A primeira participação em uma exposição foi em 1942, no Salão Nacional de Belas Artes. No ano seguinte, a artista realizou a primeira exposição individual na Associação Brasileira de Imprensa. Em sua segunda exposição, novamente no Salão de Belas Artes, recebeu o título de menção honrosa.

Em 1944, em Londres, Djanira participou da Mostra de Pintores Brasileiros, na Royal Academy of Arts, ano em que também expôs em vários países da América Latina, como Uruguai, Argentina e Chile.  Entre 1945 e 1947, a artista residiu nos Estados Unidos e realizou exposições individuais em Washington e Boston. No mesmo período, participou da exposição de Arte Moderna no Musée National d’Art Moderne, em Paris. A partir de 1950, a artista realizou viagens de estudos por outros países, a exemplo da antiga União Soviética, e também pelo interior do Brasil, à procura de inspiração para novos trabalhos artísticos.

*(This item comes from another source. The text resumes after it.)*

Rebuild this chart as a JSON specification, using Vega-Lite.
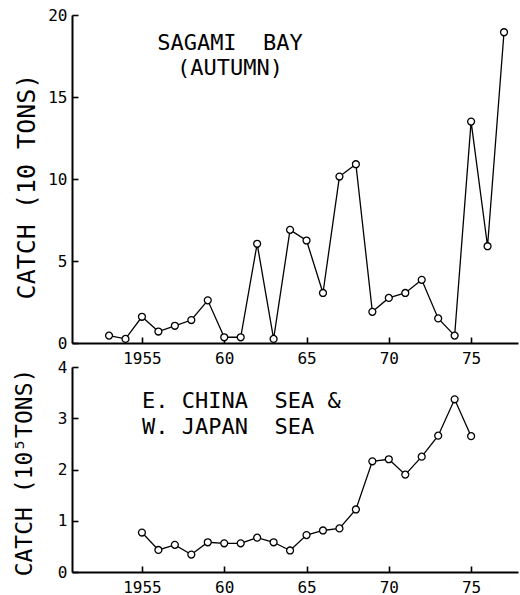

São muitas as obras que Djanira no Brasil e no exterior. Entre as mais conhecidas, destacam-se o mural Candomblé, pintado entre 1950 e 1951, para a residência de Jorge Amado, em Salvador, e um outro para o Liceu Municipal de Petrópolis. Entre 1963 e 1964, ela fez o painel Santa Bárbara, no túnel que leva o mesmo nome no Rio de Janeiro.

Muito religiosa, ela entrou para a Ordem Terceira do Carmo em 1963 e, em 1972, recebeu, do Papa Paulo VI, um diploma e uma medalha. Foi nesse período que Dajanira elaborou a tela Sant’Ana de Pé para o Museu do Vaticano, tornando-se a primeira artista latino-americana a ser representada na instituição.

O coordenador do Museu do Senado, Alan Silva, nos conta que o quadro da residência oficial mostra uma mulher comum, sem adornos, com um vestido simples, predominantemente vermelho, sentada em uma cadeira comum, aparentemente posando para sua retratista. Ele destaca que a artista tem como característica representar o brasileiro no quotidiano, com diversidade de cenas e detalhes da cultura nacional.

— Os quadros de Djanira são marcados por uma simplicidade de contornos que remontam à própria história de vida da artista. Por outro lado, são ricos em expressividade e nos remetem a uma leitura profunda da religiosidade e da cultura nacional, porque mostram o brasileiro no dia a dia, no trabalho, na igreja, nas festas folclóricas, bem como um Brasil convidativo, com sua diversidade de cores e paisagens. Essa era Djanira, a artista do comum, mas que nada tinha de comum, posto que sua obra modernista e icônica é internacionalmente reconhecida  — explica.

Ricardo Movits, chefe do Serviço de Exposições, Curadoria e Comunicação (SEECC), do Museu do Senado, lembra que a obra de Djanira sempre se destacou por mostrar o brasileiro em seu ambiente simples e natural do dia-a-dia, da religião, do trabalho e de festejos.

— Esses arquétipos se repetem na obra dela e também a identificam como uma das mais originais representantes do modernismo em nosso país. O legado que Djanira deixou ao povo brasileiro é enorme. Somente o Museu Nacional de Belas Artes (MNBA), do Rio de Janeiro, guarda 813 obras da artista — ressalta Movits.